= Karin Hoffmeister =

Silesia-born physician-scientist

Karin Hoffmeister is a Silesia-born physician-scientist specializing in glycoscience, the study of sugars and carbohydrates on cell surfaces. She holds the Hauske Family Endowed Chair in Glycobiology at the Versiti Blood Research Institute.

==Early life and education==
Hoffmeister was born in Silesia and obtained her MD at the University of Aachen in Germany.

==Career==
Hoffmeister chose to study glycans because they are on the cell surface, where they are visible to the immune system, and they underlie the ABO blood groups which play key roles in blood transfusion and organ transplantation. Her work has helped show how glycan patterns contribute to blood cell production, cancer biology, sickle cell anemia, and other diseases. She has described her goal as trying to "unravel the sugar-code".
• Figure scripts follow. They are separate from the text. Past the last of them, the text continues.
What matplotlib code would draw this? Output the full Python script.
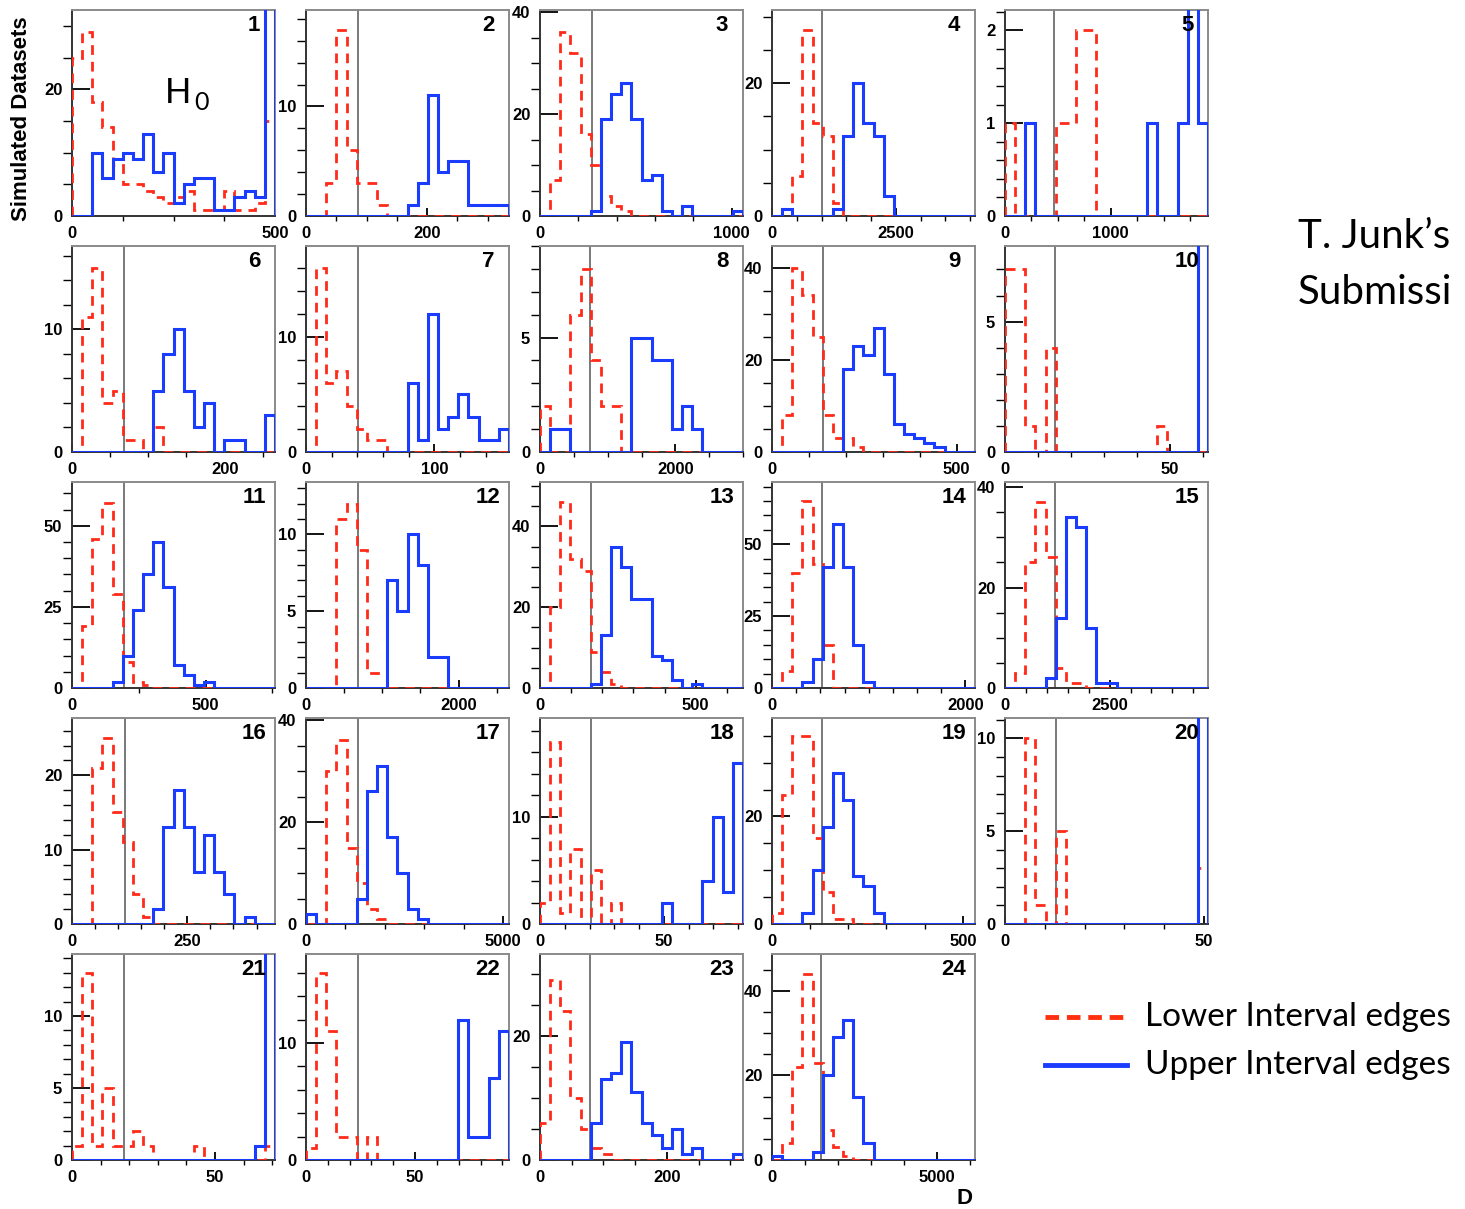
import numpy as np
import matplotlib.pyplot as plt
from matplotlib.lines import Line2D
from matplotlib.ticker import MultipleLocator, FuncFormatter

plt.rcParams['font.family'] = ['Liberation Sans', 'DejaVu Sans']

# bin contents, 20 bins per panel: lower (red dashed) and upper (blue) interval edges
lo1 = [25, 29, 18, 14, 8, 5, 5, 4, 3, 2, 3, 4, 1, 1, 1, 4, 1, 1, 2, 15]
up1 = [0, 0, 10, 6, 9, 10, 9, 13, 7, 10, 2, 5, 6, 6, 1, 1, 3, 4, 3, 60]
lo2 = [0, 0, 3, 17, 6, 3, 3, 1, 0, 0, 0, 0, 0, 0, 0, 0, 0, 0, 0, 0]
up2 = [0, 0, 0, 0, 0, 0, 0, 0, 0, 0, 1, 3, 11, 4, 5, 5, 1, 1, 1, 1]
lo3 = [0, 7, 36, 32, 16, 10, 4, 2, 1, 0, 0, 0, 0, 0, 0, 0, 0, 0, 0, 0]
up3 = [0, 0, 0, 0, 0, 1, 19, 24, 26, 19, 7, 8, 1, 0, 2, 0, 0, 0, 0, 1]
lo4 = [0, 1, 6, 28, 14, 12, 2, 0, 0, 0, 0, 0, 0, 0, 0, 0, 0, 0, 0, 0]
up4 = [0, 1, 0, 0, 0, 0, 1, 12, 20, 14, 12, 3, 0, 0, 0, 0, 0, 0, 0, 0]
lo5 = [1, 0, 0, 0, 0, 1, 1, 2, 2, 0, 0, 0, 0, 0, 0, 0, 0, 0, 0, 0]
up5 = [0, 0, 1, 0, 0, 0, 0, 0, 0, 0, 0, 0, 0, 0, 1, 0, 0, 1, 3, 1]
lo6 = [0, 11, 15, 4, 5, 1, 1, 0, 2, 0, 0, 0, 0, 0, 0, 0, 0, 0, 0, 0]
up6 = [0, 0, 0, 0, 0, 0, 0, 0, 5, 8, 10, 5, 2, 4, 0, 1, 1, 0, 0, 3]
lo7 = [0, 16, 6, 7, 4, 2, 1, 1, 0, 0, 0, 0, 0, 0, 0, 0, 0, 0, 0, 0]
up7 = [0, 0, 0, 0, 0, 0, 0, 0, 0, 0, 6, 1, 12, 2, 3, 5, 3, 1, 1, 2]
lo8 = [2, 0, 0, 6, 8, 4, 2, 2, 0, 0, 0, 0, 0, 0, 0, 0, 0, 0, 0, 0]
up8 = [0, 1, 1, 0, 0, 0, 0, 0, 0, 5, 5, 4, 4, 1, 2, 1, 0, 0, 0, 0]
lo9 = [0, 8, 40, 34, 25, 8, 3, 3, 1, 0, 0, 0, 0, 0, 0, 0, 0, 0, 0, 0]
up9 = [0, 0, 0, 0, 0, 0, 0, 18, 23, 21, 27, 17, 6, 4, 3, 2, 1, 0, 0, 0]
lo10 = [7, 7, 1, 0, 4, 0, 0, 0, 0, 0, 0, 0, 0, 0, 0, 1, 0, 0, 0, 0]
up10 = [0, 0, 0, 0, 0, 0, 0, 0, 0, 0, 0, 0, 0, 0, 0, 0, 0, 0, 0, 100]
lo11 = [0, 19, 46, 57, 29, 8, 2, 1, 0, 0, 0, 0, 0, 0, 0, 0, 0, 0, 0, 0]
up11 = [0, 0, 0, 0, 2, 10, 24, 35, 45, 31, 7, 4, 1, 2, 0, 0, 0, 0, 0, 0]
lo12 = [0, 0, 0, 11, 12, 9, 1, 1, 0, 0, 0, 0, 0, 0, 0, 0, 0, 0, 0, 0]
up12 = [0, 0, 0, 0, 0, 0, 0, 0, 7, 5, 10, 8, 2, 2, 0, 0, 0, 0, 0, 0]
lo13 = [0, 20, 46, 32, 29, 9, 4, 1, 0, 0, 0, 0, 0, 0, 0, 0, 0, 0, 0, 0]
up13 = [0, 0, 0, 0, 0, 1, 13, 35, 30, 22, 22, 8, 7, 2, 0, 1, 0, 0, 0, 0]
lo14 = [0, 6, 40, 65, 43, 15, 0, 0, 0, 0, 0, 0, 0, 0, 0, 0, 0, 0, 0, 0]
up14 = [0, 0, 0, 2, 10, 42, 57, 42, 15, 2, 0, 0, 0, 0, 0, 0, 0, 0, 0, 0]
lo15 = [0, 3, 25, 37, 26, 4, 1, 1, 0, 0, 0, 0, 0, 0, 0, 0, 0, 0, 0, 0]
up15 = [0, 0, 0, 0, 2, 14, 34, 32, 12, 1, 1, 0, 0, 0, 0, 0, 0, 0, 0, 0]
lo16 = [0, 0, 21, 25, 15, 11, 4, 1, 0, 0, 0, 0, 0, 0, 0, 0, 0, 0, 0, 0]
up16 = [0, 0, 0, 0, 0, 0, 0, 0, 2, 13, 18, 13, 7, 12, 7, 4, 0, 1, 0, 0]
lo17 = [0, 0, 30, 36, 15, 8, 3, 1, 0, 0, 0, 0, 0, 0, 0, 0, 0, 0, 0, 0]
up17 = [2, 0, 0, 0, 0, 5, 26, 31, 17, 10, 3, 1, 0, 0, 0, 0, 0, 0, 0, 0]
lo18 = [2, 17, 1, 7, 0, 5, 0, 2, 0, 0, 0, 0, 0, 0, 0, 0, 0, 0, 0, 0]
up18 = [0, 0, 0, 0, 0, 0, 0, 0, 0, 0, 0, 0, 2, 0, 0, 0, 4, 10, 3, 15]
lo19 = [2, 24, 35, 35, 16, 6, 1, 1, 0, 0, 0, 0, 0, 0, 0, 0, 0, 0, 0, 0]
up19 = [0, 0, 0, 2, 10, 18, 28, 23, 9, 7, 2, 0, 0, 0, 0, 0, 0, 0, 0, 0]
lo20 = [0, 0, 10, 1, 0, 5, 0, 0, 0, 0, 0, 0, 0, 0, 0, 0, 0, 0, 0, 3]
up20 = [0, 0, 0, 0, 0, 0, 0, 0, 0, 0, 0, 0, 0, 0, 0, 0, 0, 0, 0, 100]
lo21 = [1, 13, 1, 5, 1, 1, 2, 1, 0, 0, 0, 0, 1, 0, 0, 0, 0, 0, 0, 1]
up21 = [0, 0, 0, 0, 0, 0, 0, 0, 0, 0, 0, 0, 0, 0, 0, 0, 0, 0, 1, 100]
lo22 = [1, 16, 11, 2, 2, 0, 2, 0, 0, 0, 0, 0, 0, 0, 0, 0, 0, 0, 0, 0]
up22 = [0, 0, 0, 0, 0, 0, 0, 0, 0, 0, 0, 0, 0, 0, 0, 12, 2, 2, 7, 11]
lo23 = [6, 29, 24, 10, 5, 2, 1, 0, 0, 0, 0, 0, 0, 0, 0, 0, 0, 0, 0, 0]
up23 = [0, 0, 0, 0, 0, 6, 13, 14, 19, 11, 6, 4, 2, 5, 1, 2, 0, 0, 0, 1]
lo24 = [0, 4, 22, 44, 23, 7, 3, 1, 0, 0, 0, 0, 0, 0, 0, 0, 0, 0, 0, 0]
up24 = [1, 0, 0, 0, 2, 20, 29, 33, 15, 4, 0, 0, 0, 0, 0, 0, 0, 0, 0, 0]

lower = [lo1, lo2, lo3, lo4, lo5, lo6, lo7, lo8, lo9, lo10, lo11, lo12,
         lo13, lo14, lo15, lo16, lo17, lo18, lo19, lo20, lo21, lo22, lo23, lo24]
upper = [up1, up2, up3, up4, up5, up6, up7, up8, up9, up10, up11, up12,
         up13, up14, up15, up16, up17, up18, up19, up20, up21, up22, up23, up24]

# axis ranges, true value line, tick steps (labelled / minor)
x_max = [500, 335, 1060, 4100, 1920, 266, 158, 3000, 550, 61.5, 760, 2660,
         652, 2100, 4850, 440, 5150, 82, 532, 51, 71, 93, 320, 6160]
y_max = [32.5, 18.8, 40.4, 31, 2.22, 16.8, 17.9, 9.0, 44.7, 7.9, 63.5, 13.4,
         51, 71.6, 41, 27.7, 40.4, 19.2, 38.3, 11.1, 14.3, 17.6, 33.2, 48.7]
truth = [None, 85, 269, 1000, 468, 68.6, 40.7, 738, 137, 15.1, 196, 682,
         165, 520, 1200, 114, 1328, 20.5, 131, 12.8, 18.2, 23.8, 78.6, 1500]
x_lab = [500, 200, 1000, 2500, 1000, 200, 100, 2000, 500, 50, 500, 2000,
         500, 2000, 2500, 250, 5000, 50, 500, 50, 50, 50, 200, 5000]
x_min = [125, 50, 200, 500, 250, 50, 20, 500, 100, 10, 250, 500,
         100, 250, 500, 50, 1000, 10, 100, 10, 10, 10, 50, 1000]
y_lab = [20, 10, 20, 20, 1, 10, 10, 5, 20, 5, 25, 5,
         20, 25, 20, 10, 20, 10, 20, 5, 5, 10, 20, 20]
y_min = [5, 2, 5, 5, 0.2, 2, 2, 1, 5, 1, 5, 1,
         5, 5, 5, 2, 5, 2, 5, 1, 1, 2, 5, 5]

RED = '#ff2a1a'
BLUE = '#1a3cff'

fig = plt.figure(figsize=(14.65, 12.09), dpi=100)
FW, FH = 1465, 1209
col_x = [72, 306, 540, 772, 1005]
row_y = [10, 246, 482, 718, 954]
W, H = 203, 206

fmt = FuncFormatter(lambda v, p: '%g' % v)

for i in range(24):
    r, c = divmod(i, 5)
    ax = fig.add_axes([col_x[c] / FW, 1 - (row_y[r] + H) / FH, W / FW, H / FH])
    edges = np.linspace(0, x_max[i], 21)
    ax.stairs(lower[i], edges, color=RED, lw=2, linestyle=(0, (3.5, 2.5)), zorder=3)
    ax.stairs(upper[i], edges, color=BLUE, lw=2.2, zorder=4)
    if truth[i] is not None:
        ax.axvline(truth[i], color='#6e6e6e', lw=1.3, zorder=2)
    ax.set_xlim(0, x_max[i])
    ax.set_ylim(0, y_max[i])

    ax.xaxis.set_major_locator(MultipleLocator(x_lab[i]))
    ax.xaxis.set_minor_locator(MultipleLocator(x_min[i]))
    ax.yaxis.set_major_locator(MultipleLocator(y_lab[i]))
    ax.yaxis.set_minor_locator(MultipleLocator(y_min[i]))
    ax.xaxis.set_major_formatter(fmt)
    ax.yaxis.set_major_formatter(fmt)
    ax.tick_params(direction='in', top=False, right=False, labelsize=12, width=1.3)
    ax.tick_params(axis='x', which='major', length=6, pad=7)
    ax.tick_params(axis='x', which='minor', length=3.5, width=1)
    ax.tick_params(axis='y', which='major', length=13, pad=7)
    ax.tick_params(axis='y', which='minor', length=6.5, width=1)
    for lab in ax.get_xticklabels() + ax.get_yticklabels():
        lab.set_fontweight('bold')
    for side in ['left', 'bottom']:
        ax.spines[side].set_color('#333333')
        ax.spines[side].set_linewidth(1.4)
    for side in ['top', 'right']:
        ax.spines[side].set_color('#8a8a8a')
        ax.spines[side].set_linewidth(1.4)

    ax.text(0.897, 0.927, str(i + 1), transform=ax.transAxes, ha='center', va='center',
            fontsize=16, fontweight='bold', zorder=5)

    if i == 0:
        ax.text(0.458, 0.549, 'H', transform=ax.transAxes, fontsize=25,
                family='Lato', ha='left', va='baseline')
        ax.text(0.6, 0.515, '0', transform=ax.transAxes, fontsize=18,
                family='Lato', ha='left', va='baseline')

fig.text(0.015, 0.902, 'Simulated Datasets', rotation=90, ha='center', va='center',
         fontsize=16, fontweight='bold')
fig.text(965 / FW, 1 - 1198 / FH, 'D', ha='center', va='center',
         fontsize=16, fontweight='bold')

fig.text(1298 / FW, 1 - 237 / FH, 'T. Junk\u2019s', ha='left', va='center',
         fontsize=29, family='Lato')
fig.text(1298 / FW, 1 - 293 / FH, 'Submissi', ha='left', va='center',
         fontsize=29, family='Lato')

# legend
y1, y2 = 1 - 1017 / FH, 1 - 1065 / FH
fig.add_artist(Line2D([1045 / FW, 1125 / FW], [y1, y1], transform=fig.transFigure,
                      color='#ff3010', lw=3.5, linestyle=(0, (2.8, 1.6))))
fig.add_artist(Line2D([1045 / FW, 1127 / FW], [y2, y2], transform=fig.transFigure,
                      color=BLUE, lw=3.5))
fig.text(1145 / FW, y1, 'Lower Interval edges', ha='left', va='center', fontsize=24, family='Lato')
fig.text(1145 / FW, y2, 'Upper Interval edges', ha='left', va='center', fontsize=24, family='Lato')

fig.savefig('out.png', dpi=100)
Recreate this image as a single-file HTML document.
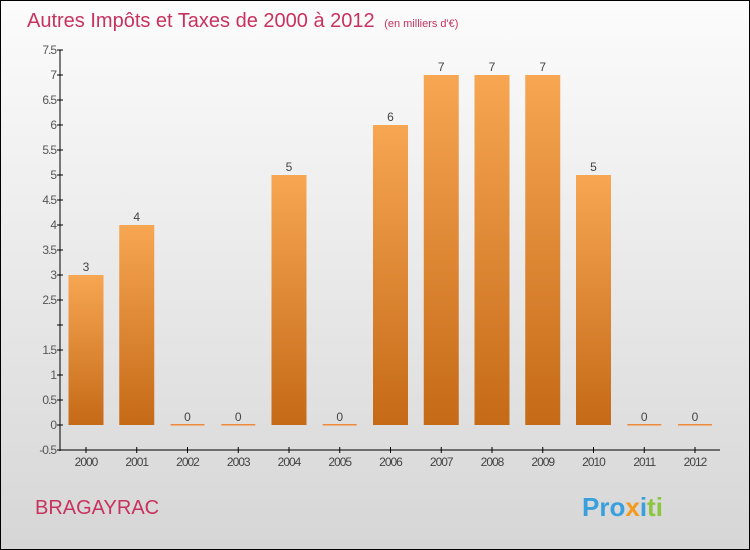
<!DOCTYPE html>
<html><head><meta charset="utf-8"><style>
body{margin:0}
#c{width:748px;height:548px;border:1px solid #000;background:linear-gradient(#fcfcfc,#d6d6d6);position:relative;font-family:"Liberation Sans",sans-serif}
</style></head><body>
<div id="c">
<svg width="748" height="548" viewBox="1 1 748 548" style="position:absolute;left:0;top:0">
<defs><linearGradient id="g" x1="0" y1="0" x2="0" y2="1"><stop offset="0" stop-color="#f7a652"/><stop offset="1" stop-color="#c56a17"/></linearGradient></defs>
<text x="27" y="27" font-size="20" fill="#c8325e">Autres Impôts et Taxes de 2000 à 2012 <tspan font-size="11" dx="4">(en milliers d'€)</tspan></text>
<g id="plot"></g>
<text x="35" y="514" font-size="20" fill="#c8325e">BRAGAYRAC</text>
<text x="582" y="516" font-size="26" font-weight="bold"><tspan fill="#3aa0dd">Pro</tspan><tspan fill="#f39a1e">x</tspan><tspan fill="#3aa0dd">i</tspan><tspan fill="#8cc63f">ti</tspan></text>
</svg>
</div>
<script>
const years=["2000","2001","2002","2003","2004","2005","2006","2007","2008","2009","2010","2011","2012"];
const values=[3,4,0,0,5,0,6,7,7,7,5,0,0];
const ticks=[-0.5,0,0.5,1,1.5,2,2.5,3,3.5,4,4.5,5,5.5,6,6.5,7,7.5];
const NS="http://www.w3.org/2000/svg";
const g=document.getElementById('plot');
const y=v=>425-v*50;
const x=i=>86+i*50.75;
function mk(t,a,p){const e=document.createElementNS(NS,t);for(const k in a)e.setAttribute(k,a[k]);(p||g).appendChild(e);return e;}
let ax=mk('line',{x1:60,y1:50,x2:60,y2:451,stroke:'#000'});


let bx=mk('line',{x1:59,y1:450,x2:720,y2:450,stroke:'#000'});


ticks.forEach(t=>{
 mk('line',{x1:57,x2:63,y1:y(t),y2:y(t),stroke:'#000'});
 let lb=mk('text',{x:56,y:y(t)+4,'font-size':12,fill:'#555','text-anchor':'end','letter-spacing':'-1'});
 lb.textContent=(t===2)?'':String(t);
 
 
});
years.forEach((yr,i)=>{
 const cx=x(i),v=values[i];
 mk('line',{x1:cx,x2:cx,y1:447,y2:453,stroke:'#000'});
 let t=mk('text',{x:cx,y:466,'font-size':12,fill:'#444','text-anchor':'middle','letter-spacing':'-1'});t.textContent=yr;
 
 
 let b;
 if(v>0){b=mk('rect',{x:cx-17.5,y:y(v),width:35,height:y(0)-y(v),fill:'url(#g)'});}
 else{b=mk('rect',{x:cx-17,y:y(0)-1,width:34,height:1.5,fill:'#f08a3a'});}
 
 
 let vl=mk('text',{x:cx,y:y(v)-4,'font-size':12,fill:'#444','text-anchor':'middle'});vl.textContent=v;
 
 
});
</script>
</body></html>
In 2003, Hoffmeister was first author on a Science paper testing a new technique to prevent chilled platelets from being cleared by macrophages, in hopes of extending the shelf life of platelets to ease inventory management constraints and reduce the chance of septic reactions. The technique involved covering a sugar on the platelet surface with galactose. Hoffmeister was promoted to Associate Professor at Harvard Medical School.

In 2017, she joined Versiti Blood Research Institute in Milwaukee and established its Translational Glycomics Center. Her work on sialic acid has helped identify new therapeutic targets for treating immune thrombocytopenic purpura.

She is principal investigator of the NHLBI career development consortium for excellence in glycoscience.